И наконец, к сороковым годам Дж. Оруэлл, оставаясь по-прежнему противником империализма, фашизма и лицемерного либерализма, осознал, что и надежды, которые сулил миру революционный Восток, обернулись для его подзащитных — беднейшего большинства — новым отчаянием, новой западней и ловушкой. Из всех мыслимых на то время путей не осталось, по сути, ни одного; дальше идти воображению было некуда, и Оруэлл, думающий об СССР, по свидетельству друзей, чуть ли не каждый день, написал: «Возможно, что простой человек и не откажется от диктатуры пролетариата… но предложите ему диктатуру самодовольных и ограниченных педантов, и он уже готов драться…»
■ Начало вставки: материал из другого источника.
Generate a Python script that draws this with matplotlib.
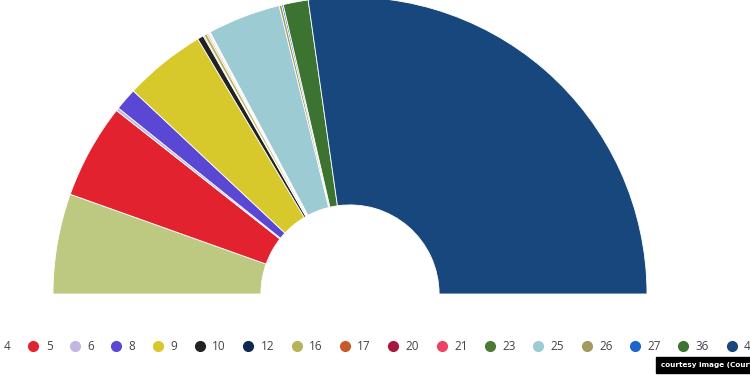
import matplotlib
matplotlib.use('Agg')
import matplotlib.pyplot as plt
from matplotlib.lines import Line2D

# party numbers, share of the vote (%) and colours
parties = ['4', '5', '6', '8', '9', '10', '12', '16', '17',
           '20', '21', '23', '25', '26', '27', '36', '41']
shares = [10.9, 10.3, 0.33, 2.44, 8.9, 0.67, 0.11, 0.33, 0.14,
          0.08, 0.11, 0.08, 7.94, 0.28, 0.17, 2.72, 54.5]
colors = ['#bdc880', '#e2222f', '#c4b6e2', '#5a48d4', '#d7c92b', '#222222',
          '#10284f', '#b6b55c', '#c65a2a', '#a5173f', '#ef4262', '#4b7a36',
          '#9dcbd3', '#a39a5e', '#1b66c8', '#3d7331', '#17477c']

fig = plt.figure(figsize=(7.5, 3.75), dpi=100)
fig.patch.set_facecolor('white')

# half donut: centre at (350, 294) px, outer radius 297 px
R = 297
ax = fig.add_axes([(350 - R) / 750, (375 - 294 - R) / 375, 2 * R / 750, 2 * R / 375])
# second half of the pie is hidden, so the parties fill the top 180 degrees
wedges, _ = ax.pie(shares + [sum(shares)], colors=colors + ['none'],
                   startangle=180, counterclock=False, radius=1,
                   wedgeprops=dict(width=0.70, edgecolor='white', linewidth=0.6))
wedges[-1].set_edgecolor('none')
ax.set_xlim(-1, 1)
ax.set_ylim(-1, 1)
ax.set_aspect('equal')
ax.axis('off')

handles = [Line2D([], [], marker='o', linestyle='none', markersize=7,
                  markerfacecolor=c, markeredgecolor=c) for c in colors]
leg = fig.legend(handles, parties, loc='center left', ncol=len(parties),
                 bbox_to_anchor=(-13 / 750, 1 - 347 / 375), frameon=False,
                 prop={'family': 'Open Sans', 'size': 8.5},
                 handlelength=0.8, handletextpad=0.65,
                 columnspacing=1.5, borderpad=0, borderaxespad=0)
for t in leg.get_texts():
    t.set_color('#444444')

fig.text(661 / 750, 1 - 365 / 375, 'courtesy image (Courtesy)', color='white',
         fontsize=5.2, fontweight='bold', va='center', ha='left',
         bbox=dict(facecolor='black', edgecolor='black', pad=3.5))

fig.savefig('out.png', dpi=100)
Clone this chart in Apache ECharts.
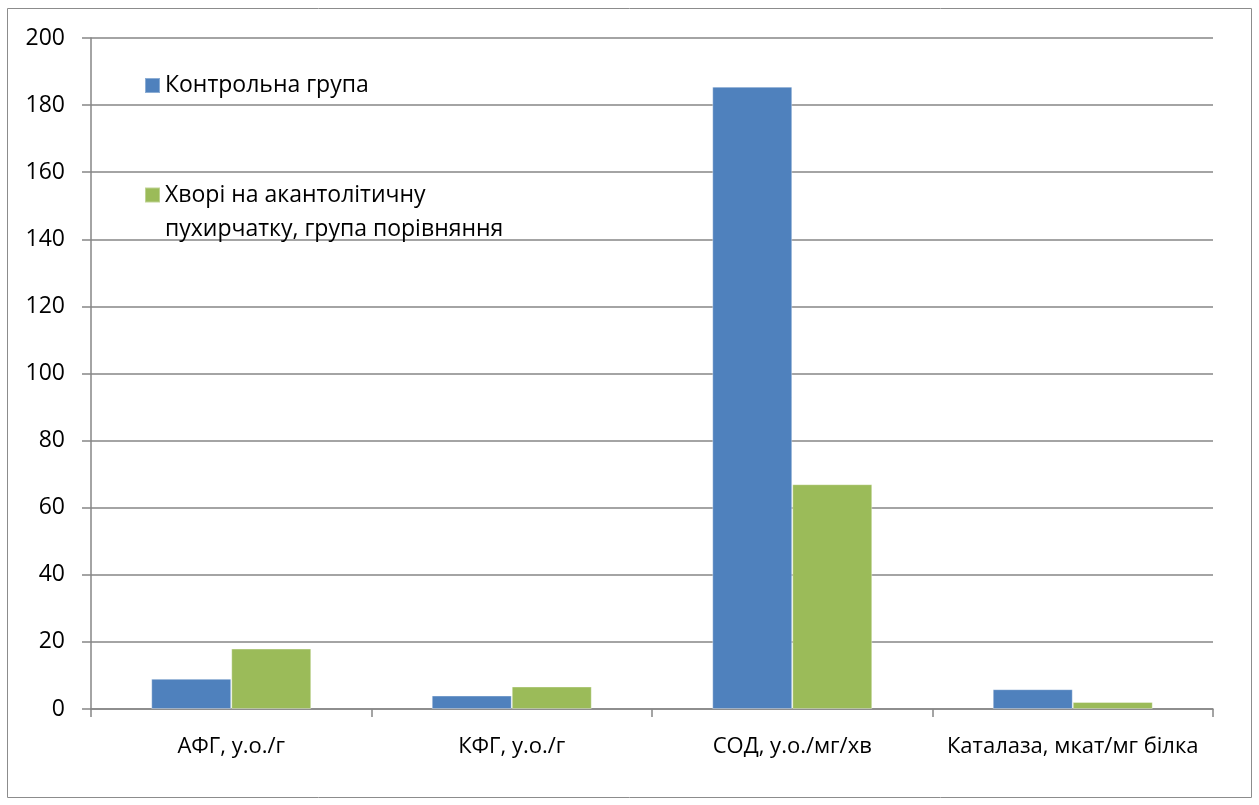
<!DOCTYPE html>
<html>
<head>
<meta charset="utf-8">
<script src="https://cdn.jsdelivr.net/npm/echarts@6/dist/echarts.min.js"></script>
<style>
  html, body { margin: 0; padding: 0; background: #fff; }
  #main { width: 1259px; height: 805px; }
</style>
</head>
<body>
<div id="main"></div>
<script>
// дані з діаграми
var categories = ['АФГ, у.о./г', 'КФГ, у.о./г', 'СОД, у.о./мг/хв', 'Каталаза, мкат/мг білка'];
var controlName = 'Контрольна група';
var patientName = 'Хворі на акантолітичну пухирчатку, група порівняння';
var controlValues = [9, 4, 185.5, 5.9];
var patientValues = [18, 6.7, 67, 2.1];
var yTicks = { min: 0, max: 200, step: 20 };

var fontFamily = '"Open Sans", "Noto Sans", sans-serif';
var axisGray = '#868686';

var myChart = echarts.init(document.getElementById('main'));

var option = {
    animation: false,
    textStyle: { fontFamily: fontFamily, color: '#000' },
    color: ['#4F81BD', '#9BBB59'],
    graphic: [{
        type: 'rect',
        shape: { x: 7.5, y: 8.5, width: 1244, height: 789 },
        style: { fill: 'none', stroke: '#8c8c8c', lineWidth: 1 },
        silent: true
    }],
    grid: {
        left: 91,
        right: 46,
        top: 38,
        bottom: 96
    },
    legend: [{
        data: [controlName],
        orient: 'vertical',
        left: 144,
        top: 74,
        padding: 0,
        itemWidth: 15,
        itemHeight: 15,
        itemGap: 8,
        icon: 'rect',
        textStyle: { fontSize: 23, color: '#000', fontFamily: fontFamily }
    }, {
        data: [patientName],
        orient: 'vertical',
        left: 144,
        top: 144,
        padding: 0,
        itemWidth: 15,
        itemHeight: 15,
        itemGap: 8,
        icon: 'rect',
        formatter: function () {
            // порожній перший рядок, щоб квадратик стояв біля першого рядка
            return '\nХворі на акантолітичну\nпухирчатку, група порівняння';
        },
        textStyle: { fontSize: 23, lineHeight: 34, color: '#000', fontFamily: fontFamily }
    }],
    xAxis: {
        type: 'category',
        data: categories,
        axisLine: { lineStyle: { color: axisGray, width: 1.5 } },
        axisTick: { show: true, interval: 0, length: 8, lineStyle: { color: axisGray, width: 1.5 } },
        axisLabel: { interval: 0, margin: 27, fontSize: 22, color: '#000', fontFamily: fontFamily }
    },
    yAxis: {
        type: 'value',
        min: yTicks.min,
        max: yTicks.max,
        interval: yTicks.step,
        axisLine: { show: true, lineStyle: { color: axisGray, width: 1.5 } },
        axisTick: { show: true, length: 9, lineStyle: { color: axisGray, width: 1.5 } },
        splitLine: { lineStyle: { color: axisGray, width: 1.5 } },
        axisLabel: { margin: 26, fontSize: 23, color: '#000', fontFamily: fontFamily }
    },
    series: [{
        name: controlName,
        type: 'bar',
        barWidth: 80,
        barGap: '0%',
        itemStyle: { borderColor: 'rgba(255,255,255,0.35)', borderWidth: 1 },
        data: controlValues
    }, {
        name: patientName,
        type: 'bar',
        barWidth: 80,
        barGap: '0%',
        itemStyle: { borderColor: 'rgba(255,255,255,0.35)', borderWidth: 1 },
        data: patientValues
    }]
};

myChart.setOption(option);
</script>
</body>
</html>
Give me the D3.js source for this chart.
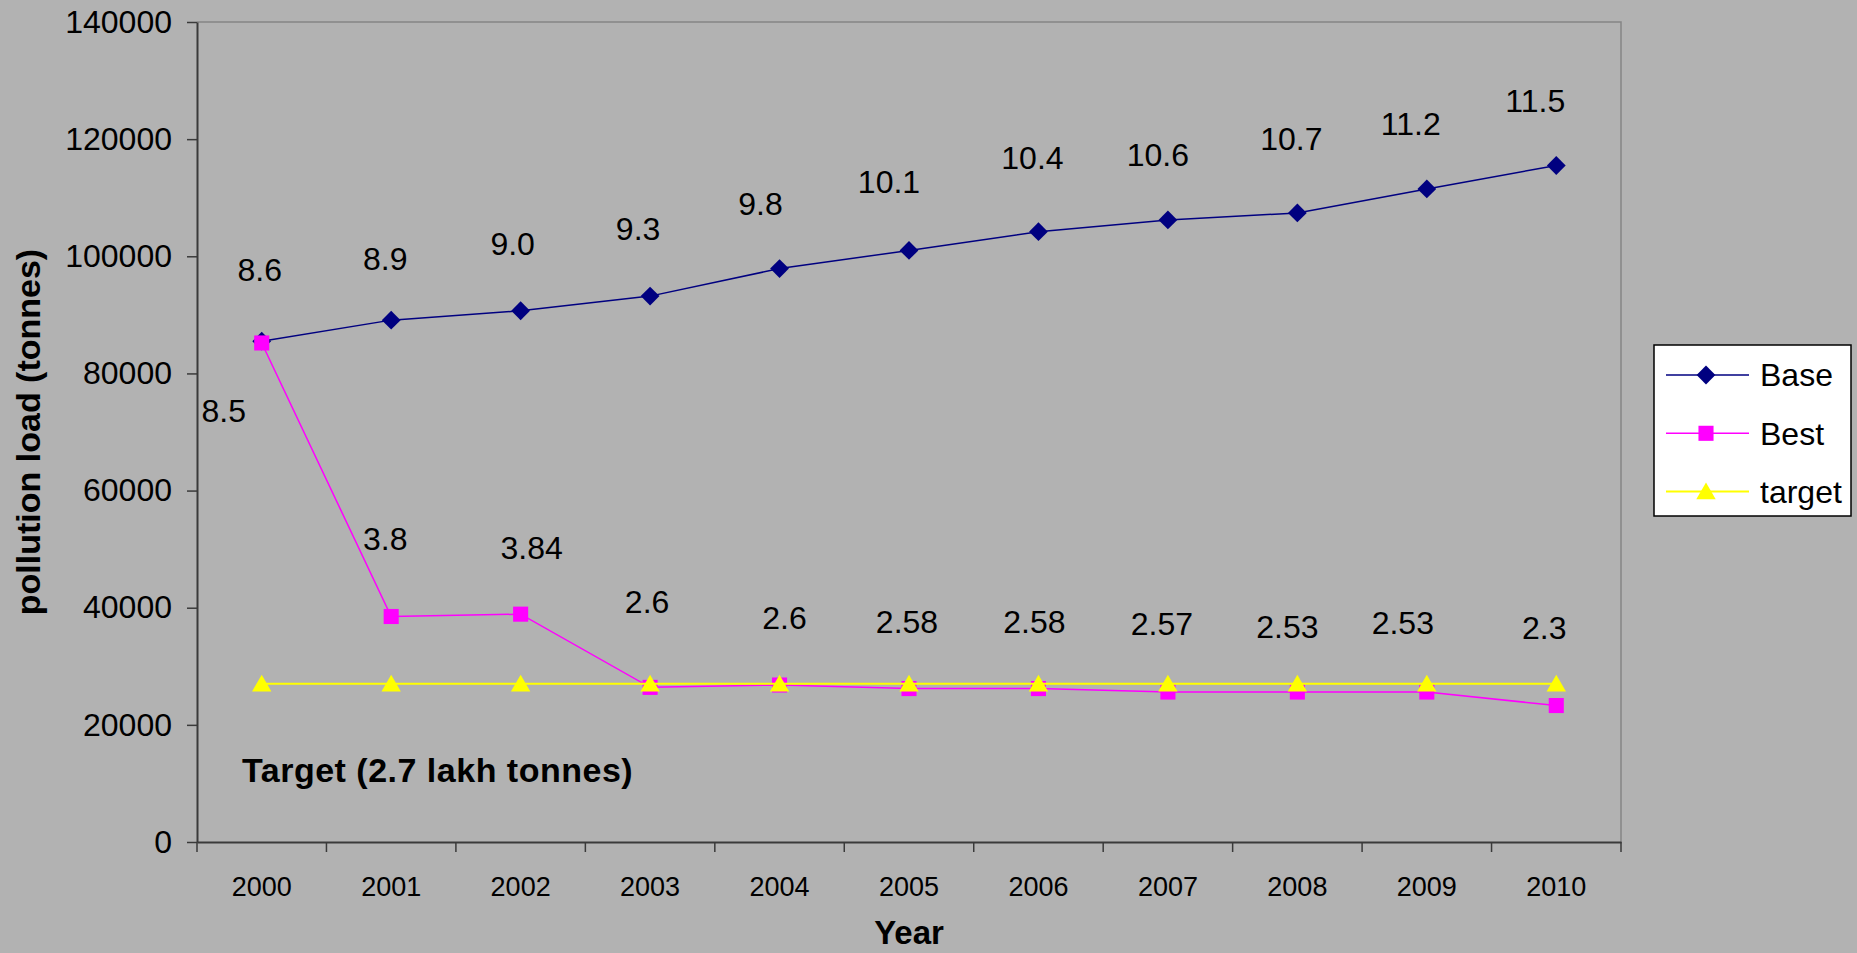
<!DOCTYPE html>
<html>
<head>
<meta charset="utf-8">
<script src="https://cdn.jsdelivr.net/npm/d3@7"></script>
<style>
  html, body { margin: 0; padding: 0; background: #b2b2b2; }
  svg { display: block; font-family: "Liberation Sans", Arial, sans-serif; }
</style>
</head>
<body>
<div id="chart"></div>
<script>
// ---- data ----
const years = ["2000", "2001", "2002", "2003", "2004", "2005", "2006", "2007", "2008", "2009", "2010"];
const baseValues = [85500, 89100, 90700, 93200, 97900, 101000, 104200, 106200, 107400, 111500, 115500];
const bestValues = [85200, 38500, 38900, 26400, 26800, 26200, 26200, 25600, 25600, 25600, 23300];
const targetValues = [27000, 27000, 27000, 27000, 27000, 27000, 27000, 27000, 27000, 27000, 27000];
const baseLabels = ["8.6", "8.9", "9.0", "9.3", "9.8", "10.1", "10.4", "10.6", "10.7", "11.2", "11.5"];
const bestLabels = ["8.5", "3.8", "3.84", "2.6", "2.6", "2.58", "2.58", "2.57", "2.53", "2.53", "2.3"];
const yTicks = [0, 20000, 40000, 60000, 80000, 100000, 120000, 140000];

// label nudges (px) relative to their point, as placed by hand in the original
const baseNudge = [[-2, -60], [-6, -50], [-8, -56], [-12, -56], [-19, -54], [-20, -57],
                   [-6, -63], [-10, -54], [-6, -63], [-16, -54], [-21, -54]];
const bestNudge = [[-38, 79], [-6, -67], [11, -55], [-3, -74], [5, -56], [-2, -56],
                   [-4, -56], [-6, -57], [-10, -54], [-24, -58], [-12, -67]];

const W = 1857, H = 953;
const plot = { left: 197, top: 22, right: 1621, bottom: 842 };

const svg = d3.select("#chart").append("svg")
    .attr("width", W)
    .attr("height", H);

svg.append("rect").attr("width", W).attr("height", H).attr("fill", "#b2b2b2");

const x = d3.scaleBand().domain(years).range([plot.left, plot.right]).padding(0);
const y = d3.scaleLinear().domain([0, 140000]).range([plot.bottom, plot.top]);
const cx = d => x(d) + x.bandwidth() / 2;

// plot frame: light top/right border
svg.append("path")
    .attr("d", `M${plot.left},${plot.top}H${plot.right}V${plot.bottom}`)
    .attr("fill", "none")
    .attr("stroke", "#858585")
    .attr("stroke-width", 1.5);

// ---- axes ----
const yAxis = svg.append("g")
    .attr("transform", `translate(${plot.left},0)`)
    .call(d3.axisLeft(y).tickValues(yTicks).tickFormat(d3.format("d")).tickSize(10).tickPadding(15).tickSizeOuter(0));
yAxis.select(".domain").attr("stroke", "#3a3a3a").attr("stroke-width", 2);
yAxis.selectAll(".tick line").attr("stroke", "#3a3a3a").attr("stroke-width", 1.5);
yAxis.selectAll("text").attr("font-size", 32).attr("fill", "#000")
    .attr("font-family", "'Liberation Sans', Arial, sans-serif");

const xAxis = svg.append("g")
    .attr("transform", `translate(0,${plot.bottom})`)
    .call(d3.axisBottom(x).tickSize(0).tickPadding(35).tickSizeOuter(0));
xAxis.select(".domain").attr("stroke", "#3a3a3a").attr("stroke-width", 2);
xAxis.selectAll("text").attr("font-size", 27).attr("fill", "#000")
    .attr("font-family", "'Liberation Sans', Arial, sans-serif");

// category boundary ticks
const bounds = years.map(d => x(d)).concat([x.range()[1]]);
xAxis.selectAll(".bound")
    .data(bounds)
    .join("line")
    .attr("class", "bound")
    .attr("x1", d => d).attr("x2", d => d)
    .attr("y1", 0).attr("y2", 10)
    .attr("stroke", "#3a3a3a")
    .attr("stroke-width", 1.5);

// axis titles
svg.append("text")
    .attr("transform", `translate(40,${(plot.top + plot.bottom) / 2}) rotate(-90)`)
    .attr("text-anchor", "middle")
    .attr("font-size", 34)
    .attr("font-weight", "bold")
    .text("pollution load (tonnes)");

svg.append("text")
    .attr("x", (plot.left + plot.right) / 2)
    .attr("y", 944)
    .attr("text-anchor", "middle")
    .attr("font-size", 33)
    .attr("font-weight", "bold")
    .text("Year");

// ---- series ----
const symbolPath = (type, size) => d3.symbol().type(type).size(size)();

const series = [
    { name: "Base", values: baseValues, color: "#000080", width: 1.5, symbol: d3.symbolDiamond2, size: 225, shift: 0 },
    { name: "Best", values: bestValues, color: "#ff00ff", width: 1.5, symbol: d3.symbolSquare2, size: 290, shift: 0 },
    { name: "target", values: targetValues, color: "#ffff00", width: 2, symbol: d3.symbolTriangle2, size: 270, shift: 2 }
];

const line = d3.line().x((d, i) => cx(years[i])).y(d => y(d));

series.forEach(s => {
    const g = svg.append("g");
    g.append("path")
        .datum(s.values)
        .attr("fill", "none")
        .attr("stroke", s.color)
        .attr("stroke-width", s.width)
        .attr("d", line);
    g.selectAll("path.mark")
        .data(s.values)
        .join("path")
        .attr("class", "mark")
        .attr("transform", (d, i) => `translate(${cx(years[i])},${y(d) + s.shift})`)
        .attr("d", symbolPath(s.symbol, s.size))
        .attr("fill", s.color);
});

// ---- data labels ----
function addLabels(values, labels, nudge) {
    svg.append("g")
        .selectAll("text")
        .data(values)
        .join("text")
        .attr("x", (d, i) => cx(years[i]) + nudge[i][0])
        .attr("y", (d, i) => y(d) + nudge[i][1])
        .attr("text-anchor", "middle")
        .attr("font-size", 32)
        .attr("fill", "#000")
        .text((d, i) => labels[i]);
}
addLabels(baseValues, baseLabels, baseNudge);
addLabels(bestValues, bestLabels, bestNudge);

// annotation
svg.append("text")
    .attr("x", 242)
    .attr("y", 782)
    .attr("font-size", 34)
    .attr("font-weight", "bold")
    .attr("letter-spacing", 0.5)
    .text("Target (2.7 lakh tonnes)");

// ---- legend ----
const legend = svg.append("g").attr("transform", "translate(1654,345)");
legend.append("rect")
    .attr("width", 197)
    .attr("height", 171)
    .attr("fill", "#fff")
    .attr("stroke", "#000")
    .attr("stroke-width", 1.5);

const item = legend.selectAll("g.item")
    .data(series)
    .join("g")
    .attr("class", "item")
    .attr("transform", (d, i) => `translate(0,${30 + i * 58.3})`);
item.append("line")
    .attr("x1", 12).attr("x2", 95)
    .attr("stroke", d => d.color)
    .attr("stroke-width", d => d.width);
item.append("path")
    .attr("transform", d => `translate(52,${d.shift})`)
    .attr("d", d => symbolPath(d.symbol, d.size))
    .attr("fill", d => d.color);
item.append("text")
    .attr("x", 106)
    .attr("dy", "0.35em")
    .attr("font-size", 32)
    .text(d => d.name);
</script>
</body>
</html>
Именно такую «диктатуру пролетариата» он, никогда не бывавший в нашей стране, «наблюдал» по газетам в конце тридцатых. Ее генезис, ее перерождение в инструмент личного давления «вождей» он и попытался изобразить в «Скотном Дворе». И сегодня, когда мы сами критически переосмысливаем свое прошлое, когда осознаем чудовищные деформации сталинского «социализма», это прямое, нелукавое, антивождистское произведение, не уступая по силе классической свифтовской «Сказке Бочки», смею думать, не уступит ему и в бессмертии. Ибо человечество никогда не откажется от борьбы за счастье и справедливость, а значит, всякий, кто попытается впредь узурпировать в этой борьбе право на бесконтрольное руководство, на «монопольную истину», то есть право на произвол и привилегии, будет ассоциироваться со свиньями оруэлловской сказки.